Numerous exemptions are made, including for deidentified data, data collected from individuals acting in a "commercial or employment context," and, generally, for entities regulated by the Gramm-Leach-Bliley Act. The CPA also omits from its definition of "sale" a number of controller- and processor-directed disclosures, such as disclosure of personal data as directed by a consumer or of data made publicly available by a consumer, disclosure of personal data to a “third party for the purposes of providing a product or service requested by the consumer,” and disclosure of personal data by a controller to an affiliate of the controller, or to a processor “that processes personal data on behalf of a controller.”

Importantly, the CPA defines "sale," in a manner similar to the CCPA, as "the exchange of personal data for monetary or other valuable consideration by a controller to a third party." The CPA, therefore, introduces the same questions the CCPA does regarding the interpretation of "other valuable consideration" in defining the sale of consumer data.

The CPA extends five primary rights to consumers, all of which are similar to consumer rights found among the CCPA and the CDPA, and include rights of access, correction, deletion, data portability, and the right to opt out of targeted advertising, the sale of personal data, and profiling which could lead to legal effects for a consumer.
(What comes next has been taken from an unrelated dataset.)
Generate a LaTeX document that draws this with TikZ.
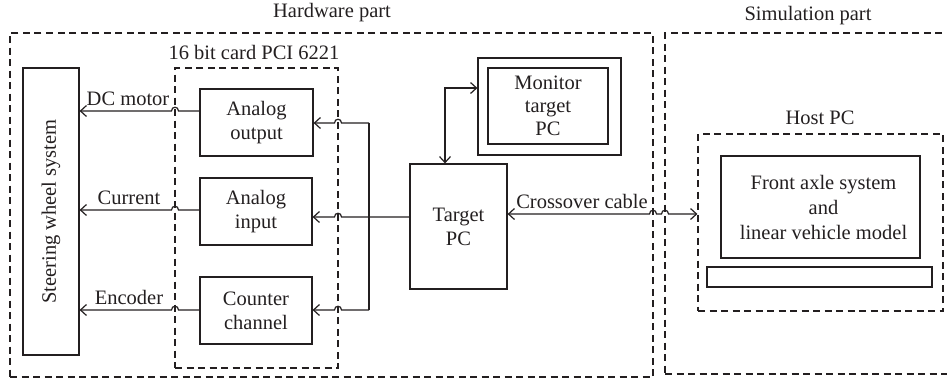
\documentclass[tikz,border=0pt]{standalone}
\usepackage{fontspec}
\setmainfont{Liberation Serif}
\usepackage{graphicx}
\usetikzlibrary{arrows.meta}
\definecolor{ink}{HTML}{231F20}
\begin{document}
\begin{tikzpicture}[x=1pt,y=-1pt,
  every node/.style={font=\fontsize{20.5}{24}\selectfont, text=ink},
  box/.style={draw=ink, line width=1.2pt, inner sep=0pt, align=center},
  dbox/.style={draw=ink, line width=1.2pt, dash pattern=on 7pt off 4.5pt, inner sep=0pt},
  lbl/.style={inner sep=0pt, align=center},
  conn/.style={draw=ink, line width=1.2pt},
  arr/.style={conn, -{Straight Barb[length=6pt,width=11pt,line width=1.2pt]}},
  arrb/.style={conn, {Straight Barb[length=6pt,width=11pt,line width=1.2pt]}-{Straight Barb[length=6pt,width=11pt,line width=1.2pt]}}]
\useasboundingbox (0,0) rectangle (947,381);
\clip (0,0) rectangle (947,381);
% group frames
\node[dbox, minimum width=643pt, minimum height=344pt] (hw) at (331.5,205) {};
\node[dbox, minimum width=290pt, minimum height=341pt] (sim) at (810,203.5) {};
\node[lbl] (hwl) at (332,13) {Hardware part};
\node[lbl] (siml) at (808,16) {Simulation part};
% steering
\node[box, minimum width=56pt, minimum height=287pt] (steer) at (51,211.5) {\rotatebox{90}{Steering wheel system}};
% PCI card
\node[dbox, minimum width=163pt, minimum height=300pt] (pci) at (256.5,218) {};
\node[lbl] (pcil) at (254,52) {16 bit card PCI 6221};
\node[box, minimum width=113pt, minimum height=67pt] (ao) at (256.5,122.5) {Analog\\output};
\node[box, minimum width=112pt, minimum height=67pt] (ai) at (256,211.5) {Analog\\input};
\node[box, minimum width=112pt, minimum height=67pt] (cc) at (256,310.5) {Counter\\channel};
% target and monitor
\node[box, minimum width=97pt, minimum height=125pt] (tpc) at (458.5,226.5) {Target\\PC};
\node[box, minimum width=143pt, minimum height=97pt] (monout) at (549.5,106.5) {};
\node[box, minimum width=120pt, minimum height=76pt, font=\fontsize{20.5}{23}\selectfont] (monin) at (548,106) {Monitor\\target\\PC};
% host
\node[dbox, minimum width=245pt, minimum height=177pt] (host) at (820.5,222.5) {};
\node[lbl] (hostl) at (820,118) {Host PC};
\node[box, minimum width=199pt, minimum height=102pt, font=\fontsize{20.5}{25}\selectfont] (model) at (820.5,207) {\hspace*{6pt}Front axle system\\\hspace*{6pt}and\\\hspace*{6pt}linear vehicle model};
\node[box, minimum width=225pt, minimum height=20pt] (bar) at (819.5,277) {};
% connector coordinates
\coordinate (y1) at (0,111);
\coordinate (y2) at (0,210);
\coordinate (y3) at (0,310);
\coordinate (yi) at (0,217);
\coordinate (bt) at (369,123);
\coordinate (bb) at (369,310);
\coordinate (mx) at (445,88);
\coordinate (yx) at (0,214);
% card outputs to steering
\draw[arr] (ao.west |- y1) -- (178.5,111) .. controls (178.5,106) and (171.5,106) .. (171.5,111) -- (steer.east |- y1);
\draw[arr] (ai.west |- y2) -- (178.5,210) .. controls (178.5,205) and (171.5,205) .. (171.5,210) -- (steer.east |- y2);
\draw[arr] (cc.west |- y3) -- (178.5,310) .. controls (178.5,305) and (171.5,305) .. (171.5,310) -- (steer.east |- y3);
\node[lbl, anchor=south] (dcl) at (128,106) {DC motor};
\node[lbl, anchor=south] (cul) at (129,205) {Current};
\node[lbl, anchor=south] (enl) at (129,305) {Encoder};
% target to card
\draw[conn] (bt) -- (bb);
\draw[arr] (bt) -- (341.5,123) .. controls (341.5,118) and (334.5,118) .. (334.5,123) -- (ao.east |- bt);
\draw[arr] (tpc.west |- yi) -- (341.5,217) .. controls (341.5,212) and (334.5,212) .. (334.5,217) -- (ai.east |- yi);
\draw[arr] (bb) -- (341.5,310) .. controls (341.5,305) and (334.5,305) .. (334.5,310) -- (cc.east |- bb);
% target to monitor
\draw[arrb] (tpc.north -| mx) |- (monout.west |- mx);
% crossover cable
\draw[arrb] (tpc.east |- yx) -- (649.5,214) .. controls (649.5,209) and (656.5,209) .. (656.5,214) -- (661.5,214) .. controls (661.5,209) and (668.5,209) .. (668.5,214) -- (host.west |- yx);
\node[lbl, anchor=south] (xl) at (582,209) {Crossover cable};
\end{tikzpicture}
\end{document}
Moreover, the Colorado attorney general is mandated to further specify the universal opt-out mechanism, noted above, prior to the CPA's effective date in 2023. The law notably provides consumers with the right to appeal a data controller's decision not to take corrective action within a reasonable time period.

Further, the CPA applies many similar duties to data controllers as those found among the California and Virginia laws. These include specific duties of transparency, purpose specification, data minimization, care, and avoidance of secondary use and unlawful discrimination.

Penalties under the CPA are delineated by the Colorado Consumer Protection Act. Any entity found in noncompliance with the CPA is deemed to have engaged in a “deceptive trade practice,” and can be fined up to $20,000 per violation. The Colorado Consumer Protection Act notes that ­a “violation” of any provision of the CPA “shall constitute a separate violation with respect to each consumer or transaction involved” in the subject act.